Luego cuando Antonioni entra en San Pietro a contemplar  el mármol en el que se inserta el Moisés está realizando un precioso e imposible regreso a su hogar natal. Y me  acuerdo  entonces del bonito título de la inacabada novela del gran  Thomas Wolfe, We Can´t Go Home Again o de la película  de Nick  Ray con el mismo título, o ya que estamos con Wolfe y Ray, de esa   vuelta que Robert Mitchum hace a su vieja y abandonada casa en The Lusty Men,  donde encuentra bajo las  tablas del porche el mismo rifle que usara de  niño, y de la que Wim Wenders  llegaría a decir que es la “mejor vuelta  al hogar” que ha visto nunca en un  cine. Yo lo suscrito. ¿Dónde habría  que firmar? Aunque esta vuelta a su “hogar”  de Antonioni no le va a la  zaga.
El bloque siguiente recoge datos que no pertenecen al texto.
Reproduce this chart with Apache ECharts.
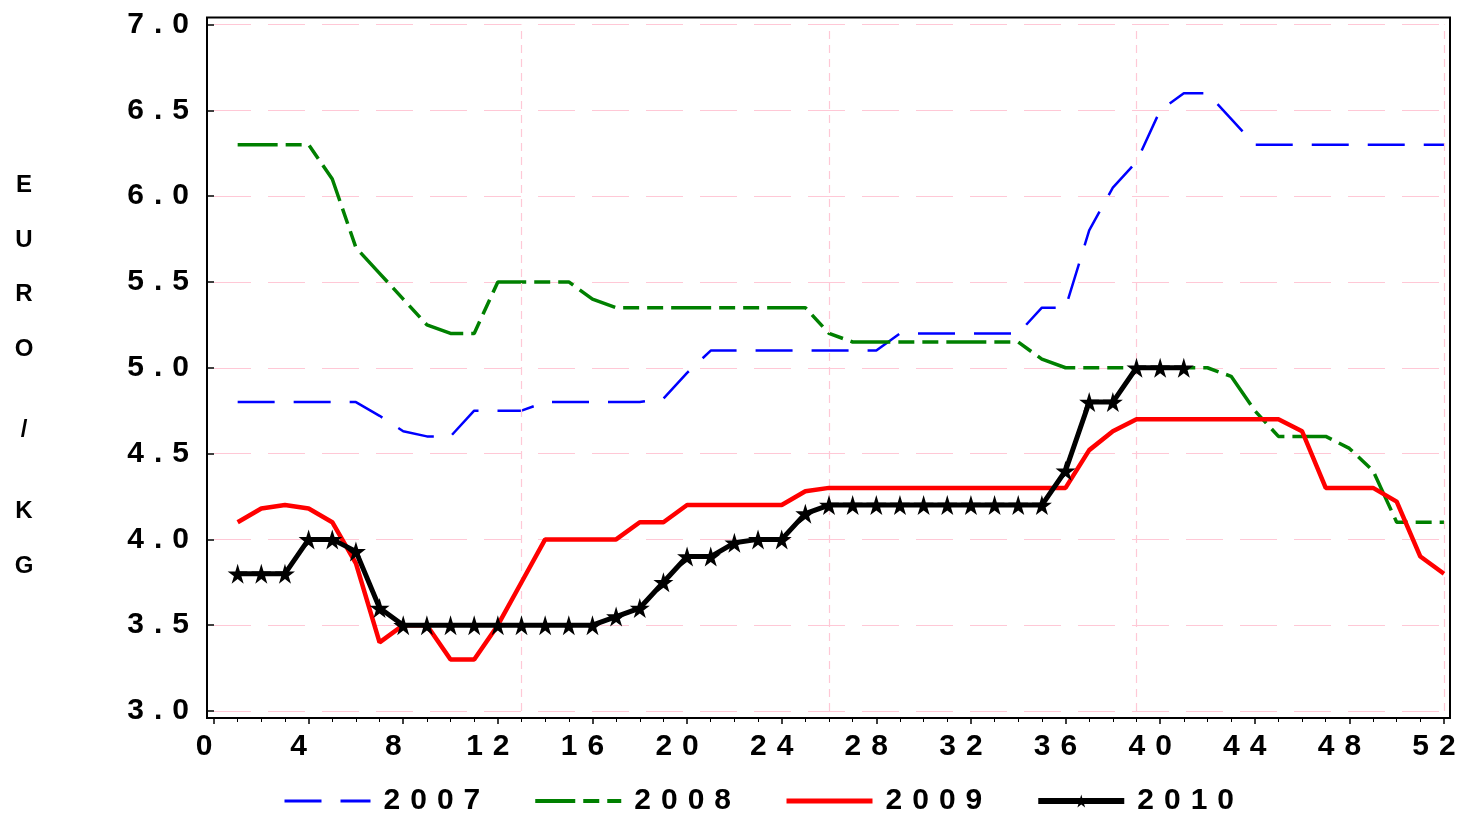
<!DOCTYPE html>
<html>
<head>
<meta charset="utf-8">
<script src="https://cdn.jsdelivr.net/npm/echarts@6/dist/echarts.min.js"></script>
<style>
  html, body { margin: 0; padding: 0; background: #fff; }
  #chart { width: 1461px; height: 816px; }
</style>
</head>
<body>
<div id="chart"></div>
<script>
// week numbers 1..52
const weeks = Array.from({ length: 52 }, (_, i) => i + 1)
const quarterWeeks = [13, 26, 39, 52]

const price2007 = [4.8, 4.8, 4.8, 4.8, 4.8, 4.8, 4.72, 4.63, 4.6, 4.6, 4.75, 4.75, 4.75,
  4.8, 4.8, 4.8, 4.8, 4.8, 4.82, 4.97, 5.1, 5.1, 5.1, 5.1, 5.1, 5.1, 5.1, 5.1,
  5.2, 5.2, 5.2, 5.2, 5.2, 5.2, 5.35, 5.35, 5.8, 6.05, 6.2, 6.5, 6.6, 6.6, 6.45,
  6.3, 6.3, 6.3, 6.3, 6.3, 6.3, 6.3, 6.3, 6.3]
const price2008 = [6.3, 6.3, 6.3, 6.3, 6.1, 5.7, 5.55, 5.4, 5.25, 5.2, 5.2, 5.5, 5.5,
  5.5, 5.5, 5.4, 5.35, 5.35, 5.35, 5.35, 5.35, 5.35, 5.35, 5.35, 5.35, 5.2, 5.15,
  5.15, 5.15, 5.15, 5.15, 5.15, 5.15, 5.15, 5.05, 5.0, 5.0, 5.0, 5.0, 5.0, 5.0,
  5.0, 4.95, 4.75, 4.6, 4.6, 4.6, 4.53, 4.4, 4.1, 4.1, 4.1]
const price2009 = [4.1, 4.18, 4.2, 4.18, 4.1, 3.86, 3.4, 3.5, 3.5, 3.3, 3.3, 3.5, 3.75,
  4.0, 4.0, 4.0, 4.0, 4.1, 4.1, 4.2, 4.2, 4.2, 4.2, 4.2, 4.28, 4.3, 4.3, 4.3, 4.3,
  4.3, 4.3, 4.3, 4.3, 4.3, 4.3, 4.3, 4.52, 4.63, 4.7, 4.7, 4.7, 4.7, 4.7, 4.7, 4.7,
  4.63, 4.3, 4.3, 4.3, 4.22, 3.9, 3.8]
const price2010 = [3.8, 3.8, 3.8, 4.0, 4.0, 3.93, 3.6, 3.5, 3.5, 3.5, 3.5, 3.5, 3.5,
  3.5, 3.5, 3.5, 3.55, 3.6, 3.75, 3.9, 3.9, 3.98, 4.0, 4.0, 4.15, 4.2, 4.2, 4.2,
  4.2, 4.2, 4.2, 4.2, 4.2, 4.2, 4.2, 4.4, 4.8, 4.8, 5.0, 5.0, 5.0]

const starPath = 'path://M50,0 L61,35 L98,35 L68,57 L79,91 L50,70 L21,91 L32,57 L2,35 L39,35 Z'
const pink = '#ffc8d6'
// wide letter spacing like the original labels
const spaced = s => String(s).split('').join('\u2004')

function pairs(values) {
  return values.map((v, i) => [weeks[i], v])
}

const chart = echarts.init(document.getElementById('chart'))

chart.setOption({
  animation: false,
  backgroundColor: '#fff',
  textStyle: { fontFamily: 'Liberation Sans, Arial, sans-serif' },
  grid: {
    left: 214,
    right: 17,
    top: 24.5,
    bottom: 105
  },
  legend: {
    left: 278,
    top: 781,
    itemWidth: 86,
    itemHeight: 16,
    itemGap: 53,
    formatter: name => spaced(name),
    textStyle: {
      fontSize: 30,
      fontWeight: 'bold',
      color: '#000',
      padding: [0, 0, 0, 8]
    },
    data: [
      { name: '2007', itemStyle: { opacity: 0 }, lineStyle: { width: 3 } },
      { name: '2008', itemStyle: { opacity: 0 }, lineStyle: { width: 4 } },
      { name: '2009', itemStyle: { opacity: 0 }, lineStyle: { width: 5 } },
      { name: '2010', lineStyle: { width: 6 } }
    ]
  },
  xAxis: {
    type: 'value',
    min: 0,
    max: 52,
    interval: 4,
    offset: 7,
    axisLine: { show: false },
    axisTick: { length: 6, lineStyle: { color: '#000', width: 1.5 } },
    minorTick: { show: true, splitNumber: 4, length: 4, lineStyle: { color: '#000' } },
    axisLabel: {
      margin: 14,
      fontSize: 30,
      fontWeight: 'bold',
      color: '#000',
      padding: [0, 20, 0, 0],
      formatter: v => spaced(v)
    },
    splitLine: { show: false }
  },
  yAxis: {
    type: 'value',
    min: 3,
    max: 7,
    interval: 0.5,
    offset: 7,
    axisLine: { show: false },
    axisTick: { show: true, length: 8, lineStyle: { color: '#000', width: 1.5 } },
    axisLabel: {
      margin: 18,
      fontSize: 30,
      fontWeight: 'bold',
      color: '#000',
      formatter: v => spaced(v.toFixed(1))
    },
    splitLine: {
      show: true,
      lineStyle: { color: pink, type: [37, 17], width: 1.2 }
    },
    name: '{a|E}\n{a|U}\n{a|R}\n{a|O}\n{b|/}\n{a|K}\n{a|G}',
    nameLocation: 'middle',
    nameRotate: 0,
    nameGap: 172,
    nameTextStyle: {
      padding: [16, 0, 0, 0],
      rich: {
        a: { fontSize: 24, fontWeight: 'bold', color: '#000', lineHeight: 54.5, width: 22, align: 'center' },
        b: { fontSize: 24, fontWeight: 'bold', color: '#000', lineHeight: 108, width: 22, align: 'center' }
      }
    }
  },
  graphic: [{
    type: 'rect',
    silent: true,
    z: 100,
    shape: { x: 207, y: 17.5, width: 1243, height: 700.5 },
    style: { fill: 'none', stroke: '#000', lineWidth: 2 }
  }],
  series: [
    {
      name: '2007',
      type: 'line',
      data: pairs(price2007),
      symbol: 'none',
      color: '#0000ff',
      lineStyle: { color: '#0000ff', width: 2.5, type: [37, 19] },
      markLine: {
        silent: true,
        symbol: 'none',
        label: { show: false },
        lineStyle: { color: pink, type: [8, 6], width: 1.2 },
        data: quarterWeeks.map(w => ({ xAxis: w }))
      },
      z: 3
    },
    {
      name: '2008',
      type: 'line',
      data: pairs(price2008),
      symbol: 'none',
      color: '#008000',
      lineStyle: { color: '#008000', width: 3.5, type: [40, 8, 16, 8, 16, 8] },
      z: 4
    },
    {
      name: '2009',
      type: 'line',
      data: pairs(price2009),
      symbol: 'none',
      color: '#ff0000',
      lineStyle: { color: '#ff0000', width: 4.5 },
      z: 5
    },
    {
      name: '2010',
      type: 'line',
      data: pairs(price2010),
      symbol: starPath,
      symbolSize: 20,
      showAllSymbol: true,
      color: '#000',
      itemStyle: { color: '#000' },
      lineStyle: { color: '#000', width: 5 },
      z: 6
    }
  ]
})
</script>
</body>
</html>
Y acabo. Al final de la película, Antonioni saldrá de  la  iglesia. Y se dirige hacia el exterior donde brilla la clara luz del  día.  Aunque yo creo que se dirige hacia la muerte. Y Antonioni lo  sabe. Moriría  apenas tres años después. La mirada será, por  eso, y él lo sabe, estoy seguro, su último trabajo. Por eso, según  sale  de San Pietro, cede y entrega el espacio de la iglesia al Moisés que hace 5 siglos esculpiera  Miguel Angel y a su propia película, la  última que va a dirigir, para la que espera  una posteridad tan amable y  dichosa como la que disfruta Moisés en San Pietro, y que él acaba de realizar hace 5 segundos.

Sí, cosas como éstas se me ocurrieron después del  coloquio.  Por eso las escribo ahora. Por si la memoria continúa jugándome malas pasadas.